Photo: Stephen Conley flying over Aliso Canyon in January 2016

UC Davis scientist and pilot Stephen Conley flies over Aliso Canyon in January 2016 measuring methane emissions. Credit: Joe Proudman/UC Davis


  • Breaking news release
  • Second release on record-breaking status
  • Exclusive video footage available to journalists  
  • Multimedia press kit with easily accessible assets
  • Media availability with pilot for journalists


When methane began spewing from a natural gas well in Southern California’s Aliso Canyon, UC Davis atmospheric scientist and pilot Steve Conley measured the first and only official estimates of what became the nation’s biggest methane leak in history.

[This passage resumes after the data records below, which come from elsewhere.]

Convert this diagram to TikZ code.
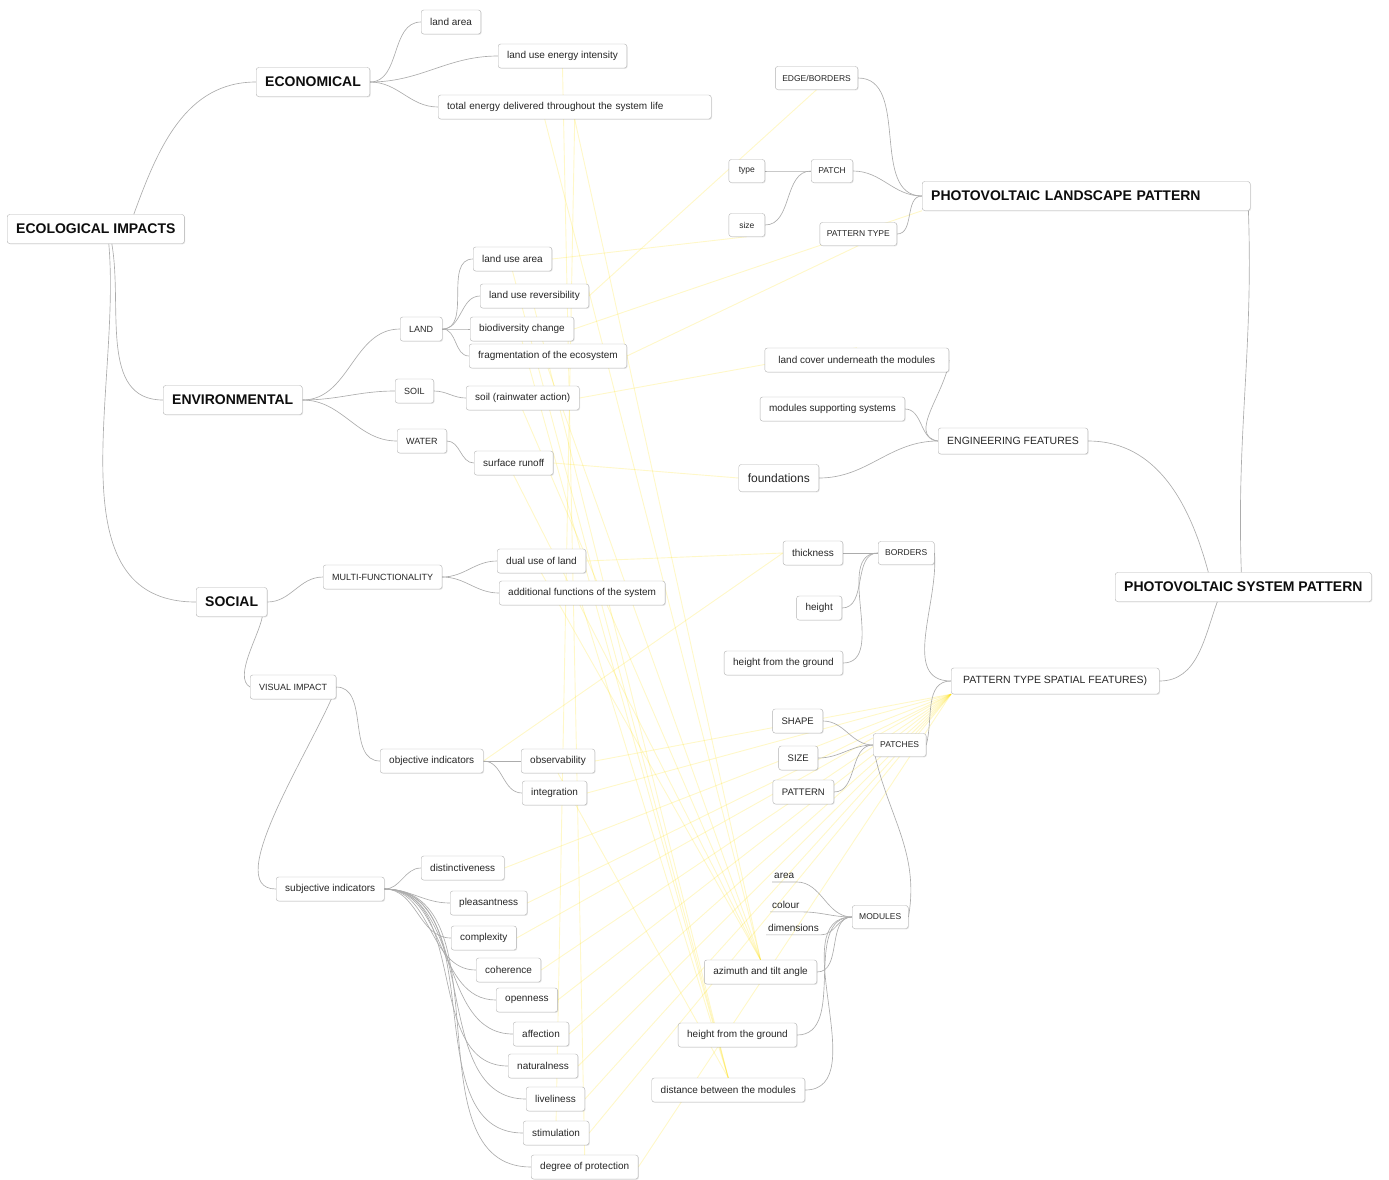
\documentclass[tikz,border=0pt]{standalone}
\usepackage{fontspec}
\setmainfont{Liberation Sans}
\usetikzlibrary{shadows}
\pgfdeclarelayer{background}
\pgfsetlayers{background,main}
\tikzset{
	boxbase/.style={draw=gray!60, fill=white, rounded corners=2.5pt, text=black!85, inner xsep=9pt,
		drop shadow={shadow xshift=0.8pt, shadow yshift=-0.8pt, fill=black, opacity=0.10}},
	topicbox/.style={boxbase, font=\bfseries\fontsize{14}{16}\selectfont, minimum height=29pt, text=black!95},
	midbox/.style={boxbase, font=\fontsize{10.5}{12}\selectfont, minimum height=26pt},
	leafbox/.style={boxbase, font=\fontsize{10}{12}\selectfont, minimum height=24pt},
	capbox/.style={boxbase, font=\fontsize{9}{11}\selectfont, minimum height=24pt},
	tagbox/.style={boxbase, font=\fontsize{8.5}{10}\selectfont, minimum height=23pt, inner xsep=7pt},
	bare/.style={text=black!85, font=\fontsize{10}{12}\selectfont, inner xsep=2pt, inner ysep=3pt},
	branchline/.style={draw=gray!65, line width=0.65pt},
	crossline/.style={draw=yellow!80!orange, line width=0.9pt, opacity=0.22}
}
\def\branch(#1)(#2){\draw[branchline] (#1) to[out=0,in=180] (#2);}

\begin{document}
\begin{tikzpicture}[x=1pt, y=-1pt]
		%%%%% START %%%%%
		\useasboundingbox (0,0) rectangle (1389,1179);
		
		%% ecological impacts
		\node[topicbox, anchor=west] (eco) at (7,229) {ECOLOGICAL IMPACTS};
		\node[topicbox, anchor=west] (econ) at (256,82) {ECONOMICAL};
		\node[leafbox, anchor=west] (landarea) at (421,22) {land area};
		\node[leafbox, anchor=west] (landenergy) at (498,56) {land use energy intensity};
		\node[leafbox, anchor=west, text width=255pt, align=left] (totalenergy) at (438,107) {total energy delivered throughout the system life};
		
		\node[topicbox, anchor=west] (envir) at (163,400) {ENVIRONMENTAL};
		\node[capbox, anchor=west] (land) at (400,329) {LAND};
		\node[leafbox, anchor=west] (landusearea) at (473,259) {land use area};
		\node[leafbox, anchor=west] (landrev) at (480,296) {land use reversibility};
		\node[leafbox, anchor=west] (biodiv) at (470,329) {biodiversity change};
		\node[leafbox, anchor=west] (fragment) at (469,356) {fragmentation of the ecosystem};
		\node[capbox, anchor=west] (soil) at (395,391) {SOIL};
		\node[leafbox, anchor=west] (soilrain) at (466,398) {soil (rainwater action)};
		\node[capbox, anchor=west] (water) at (397,441) {WATER};
		\node[leafbox, anchor=west] (runoff) at (474,463) {surface runoff};
		
		\node[topicbox, anchor=west] (social) at (196,602) {SOCIAL};
		\node[capbox, anchor=west] (multi) at (323,577) {MULTI-FUNCTIONALITY};
		\node[leafbox, anchor=west] (dualuse) at (497,561) {dual use of land};
		\node[leafbox, anchor=west] (additional) at (499,593) {additional functions of the system};
		\node[capbox, anchor=west] (visual) at (250,687) {VISUAL IMPACT};
		\node[leafbox, anchor=west] (objective) at (380,761) {objective indicators};
		\node[leafbox, anchor=west] (observ) at (521,761) {observability};
		\node[leafbox, anchor=west] (integr) at (522,793) {integration};
		\node[leafbox, anchor=west] (subjective) at (276,889) {subjective indicators};
		\node[leafbox, anchor=west] (distinct) at (421,868) {distinctiveness};
		\node[leafbox, anchor=west] (pleasant) at (450,903) {pleasantness};
		\node[leafbox, anchor=west] (complex) at (451,938) {complexity};
		\node[leafbox, anchor=west] (coherence) at (476,970) {coherence};
		\node[leafbox, anchor=west] (openness) at (496,1000) {openness};
		\node[leafbox, anchor=west] (affection) at (513,1034) {affection};
		\node[leafbox, anchor=west] (natural) at (508,1066) {naturalness};
		\node[leafbox, anchor=west] (lively) at (526,1099) {liveliness};
		\node[leafbox, anchor=west] (stimul) at (523,1133) {stimulation};
		\node[leafbox, anchor=west] (protect) at (531,1167) {degree of protection};
		
		%% photovoltaic patterns
		\node[topicbox, anchor=west] (pvsp) at (1115,587) {PHOTOVOLTAIC SYSTEM PATTERN};
		\node[topicbox, anchor=west, text width=310pt, align=left] (pvlp) at (922,196) {PHOTOVOLTAIC LANDSCAPE PATTERN};
		\node[tagbox, anchor=east] (edge) at (858,78) {EDGE/BORDERS};
		\node[tagbox, anchor=east] (patch) at (853,171) {PATCH};
		\node[tagbox, anchor=east, minimum width=36pt] (ptype) at (765,171) {type};
		\node[tagbox, anchor=east, minimum width=36pt] (psize) at (765,225) {size};
		\node[tagbox, anchor=east] (pattype) at (897,234) {PATTERN TYPE};
		
		\node[midbox, anchor=west] (engin) at (938,441) {ENGINEERING FEATURES};
		\node[leafbox, anchor=east, minimum width=184pt] (landcover) at (949,360) {land cover underneath the modules};
		\node[leafbox, anchor=east] (modsupport) at (905,409) {modules supporting systems};
		\node[leafbox, anchor=east, font=\fontsize{12}{14}\selectfont, minimum height=27pt] (found) at (819,478) {foundations};
		
		\node[midbox, anchor=west, minimum width=208pt] (ptsf) at (951,681) {PATTERN TYPE SPATIAL FEATURES)};
		\node[tagbox, anchor=west] (borders) at (878,553) {BORDERS};
		\node[leafbox, anchor=east] (thick) at (843,553) {thickness};
		\node[leafbox, anchor=east] (height) at (842,608) {height};
		\node[leafbox, anchor=east] (hground) at (843,663) {height from the ground};
		\node[tagbox, anchor=west] (patches) at (873,745) {PATCHES};
		\node[capbox, anchor=east, font=\fontsize{9.5}{11}\selectfont] (shape) at (823,721) {SHAPE};
		\node[capbox, anchor=east, font=\fontsize{9.5}{11}\selectfont] (sizecap) at (818,758) {SIZE};
		\node[capbox, anchor=east, font=\fontsize{9.5}{11}\selectfont] (pattern) at (834,792) {PATTERN};
		\node[tagbox, anchor=west] (modules) at (852,917) {MODULES};
		\node[bare, anchor=west] (area) at (772,876) {area};
		\node[bare, anchor=west] (colour) at (770,905) {colour};
		\node[bare, anchor=west] (dimens) at (766,928) {dimensions};
		\node[leafbox, anchor=east] (azimuth) at (817,972) {azimuth and tilt angle};
		\node[leafbox, anchor=east] (hmodule) at (797,1035) {height from the ground};
		\node[leafbox, anchor=east] (distance) at (805,1090) {distance between the modules};
		
		\begin{pgfonlayer}{background}
		%% yellow cross links
		\draw[crossline] (totalenergy.south) -- (azimuth.north);
		\draw[crossline] ([xshift=-30pt]totalenergy.south) -- (azimuth.north);
		\draw[crossline] (fragment.south) -- (azimuth.north);
		\draw[crossline] (soilrain.south) -- (azimuth.north);
		\draw[crossline] (runoff.south) -- (azimuth.north);
		\draw[crossline] (dualuse.south) -- (azimuth.north);
		\draw[crossline] (landusearea.south) -- (distance.north);
		\draw[crossline] (biodiv.south) -- (distance.north);
		\draw[crossline] (landrev.south) -- (distance.north);
		\draw[crossline] (additional.south) -- (distance.north);
		\draw[crossline] (observ.south) -- (distance.north);
		\draw[crossline] (distinct.east) -- (ptsf.south west);
		\draw[crossline] (pleasant.east) -- (ptsf.south west);
		\draw[crossline] (complex.east) -- (ptsf.south west);
		\draw[crossline] (coherence.east) -- (ptsf.south west);
		\draw[crossline] (openness.east) -- (ptsf.south west);
		\draw[crossline] (affection.east) -- (ptsf.south west);
		\draw[crossline] (natural.east) -- (ptsf.south west);
		\draw[crossline] (lively.east) -- (ptsf.south west);
		\draw[crossline] (stimul.east) -- (ptsf.south west);
		\draw[crossline] (protect.east) -- (ptsf.south west);
		\draw[crossline] (integr.east) -- (ptsf.south west);
		\draw[crossline] (observ.east) -- (ptsf.south west);
		\draw[crossline] (biodiv.east) -- (pvlp.south west);
		\draw[crossline] (fragment.east) -- (pattype.south);
		\draw[crossline] (landrev.east) -- (edge.south);
		\draw[crossline] (soilrain.east) -- (landcover.north);
		\draw[crossline] (runoff.east) -- (found.west);
		\draw[crossline] (objective.east) -- (thick.west);
		\draw[crossline] (dualuse.east) -- (thick.west);
		\draw[crossline] (landenergy.south) -- (protect.north);
		\draw[crossline] (totalenergy.south) -- (stimul.north);
		\draw[crossline] (landusearea.east) -- (psize.south);
		
		%% branches left
		\draw[branchline] ([xshift=38pt]eco.north) to[out=70,in=180] (econ.west);
		\draw[branchline] ([xshift=16pt]eco.south) to[out=-80,in=180] (envir.west);
		\draw[branchline] ([xshift=13pt]eco.south) to[out=-85,in=180] (social.west);
		\branch(econ.east)(landarea.west)
		\branch(econ.east)(landenergy.west)
		\branch(econ.east)(totalenergy.west)
		\branch(envir.east)(land.west)
		\branch(envir.east)(soil.west)
		\branch(envir.east)(water.west)
		\branch(land.east)(landusearea.west)
		\branch(land.east)(landrev.west)
		\branch(land.east)(biodiv.west)
		\branch(land.east)(fragment.west)
		\branch(soil.east)(soilrain.west)
		\branch(water.east)(runoff.west)
		\branch(social.east)(multi.west)
		\draw[branchline] ([xshift=-5pt]social.south east) to[out=-100,in=150,looseness=0.7] (visual.west);
		\branch(multi.east)(dualuse.west)
		\branch(multi.east)(additional.west)
		\branch(visual.east)(objective.west)
		\draw[branchline] (visual.east) to[out=-110,in=180,looseness=0.7] (subjective.west);
		\branch(objective.east)(observ.west)
		\branch(objective.east)(integr.west)
		\branch(subjective.east)(distinct.west)
		\branch(subjective.east)(pleasant.west)
		\branch(subjective.east)(complex.west)
		\branch(subjective.east)(coherence.west)
		\branch(subjective.east)(openness.west)
		\branch(subjective.east)(affection.west)
		\branch(subjective.east)(natural.west)
		\branch(subjective.east)(lively.west)
		\branch(subjective.east)(stimul.west)
		\branch(subjective.east)(protect.west)
		
		%% branches right
		\draw[branchline] ([xshift=-2pt]pvlp.south east) to[out=-88,in=92] ([xshift=-2pt]pvsp.north);
		\draw[branchline] (engin.east) to[out=0,in=105] ([xshift=-35pt]pvsp.north);
		\draw[branchline] (ptsf.east) to[out=0,in=-110] ([xshift=-26pt]pvsp.south);
		\branch(edge.east)(pvlp.west)
		\branch(patch.east)(pvlp.west)
		\branch(pattype.east)(pvlp.west)
		\branch(ptype.east)(patch.west)
		\branch(psize.east)(patch.west)
		\draw[branchline] (landcover.east) to[out=-95,in=170] (engin.west);
		\branch(modsupport.east)(engin.west)
		\branch(found.east)(engin.west)
		\draw[branchline] (borders.east) to[out=-85,in=180] (ptsf.west);
		\draw[branchline] (patches.east) to[out=75,in=180] (ptsf.west);
		\branch(thick.east)(borders.west)
		\branch(height.east)(borders.west)
		\branch(hground.east)(borders.west)
		\branch(shape.east)(patches.west)
		\branch(sizecap.east)(patches.west)
		\branch(pattern.east)(patches.west)
		\draw[branchline] (modules.east) to[out=80,in=-80] (patches.west);
		\draw[branchline] (area.south west) -- (area.south east) to[out=0,in=180] (modules.west);
		\draw[branchline] (colour.south west) -- (colour.south east) to[out=0,in=180] (modules.west);
		\draw[branchline] (dimens.south west) -- (dimens.south east) to[out=0,in=180] (modules.west);
		\branch(azimuth.east)(modules.west)
		\branch(hmodule.east)(modules.west)
		\branch(distance.east)(modules.west)
		\end{pgfonlayer}
		
		%%%%% END %%%%%
\end{tikzpicture}
\end{document}
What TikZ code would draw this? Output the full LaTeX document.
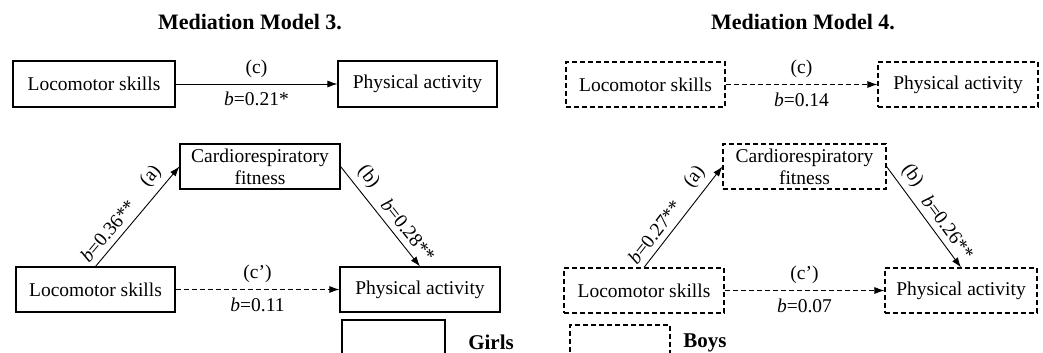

The three-month leak, which began in late October 2015, emitted more than 80,000 tons of methane and displaced thousands of residents in the area. When Conley first saw the measurements, the levels were so high that he thought his instruments were broken.

UC Davis’ key role in measuring the national disaster could have been a footnote in this story, but Strategic Communications’ promotion of Conley — the “lone pilot” – and his work captured the attention of national and international media.


Among the hundreds of media hits were stories in the Los Angeles Times, PBS Newshour, BBC, Washington Post, San Francisco Chronicle, NPR, Wired, and a feature story in New York Times Magazine. Social media took note, as well: A post on the UC Davis Facebook page received twice the average post reach for the month.

Conley and his partners at the National Oceanic and Atmospheric Administration published the first study on the disaster, demonstrating the value of rapid-response airborne sampling for independent, time-critical, accurate, and detailed information about major chemical releases.

Less than a year after the spill and these promotion efforts, demand for the unique niche of scientific aviation has led Conley to begin a flight certification program for UC Davis undergraduate and graduate students.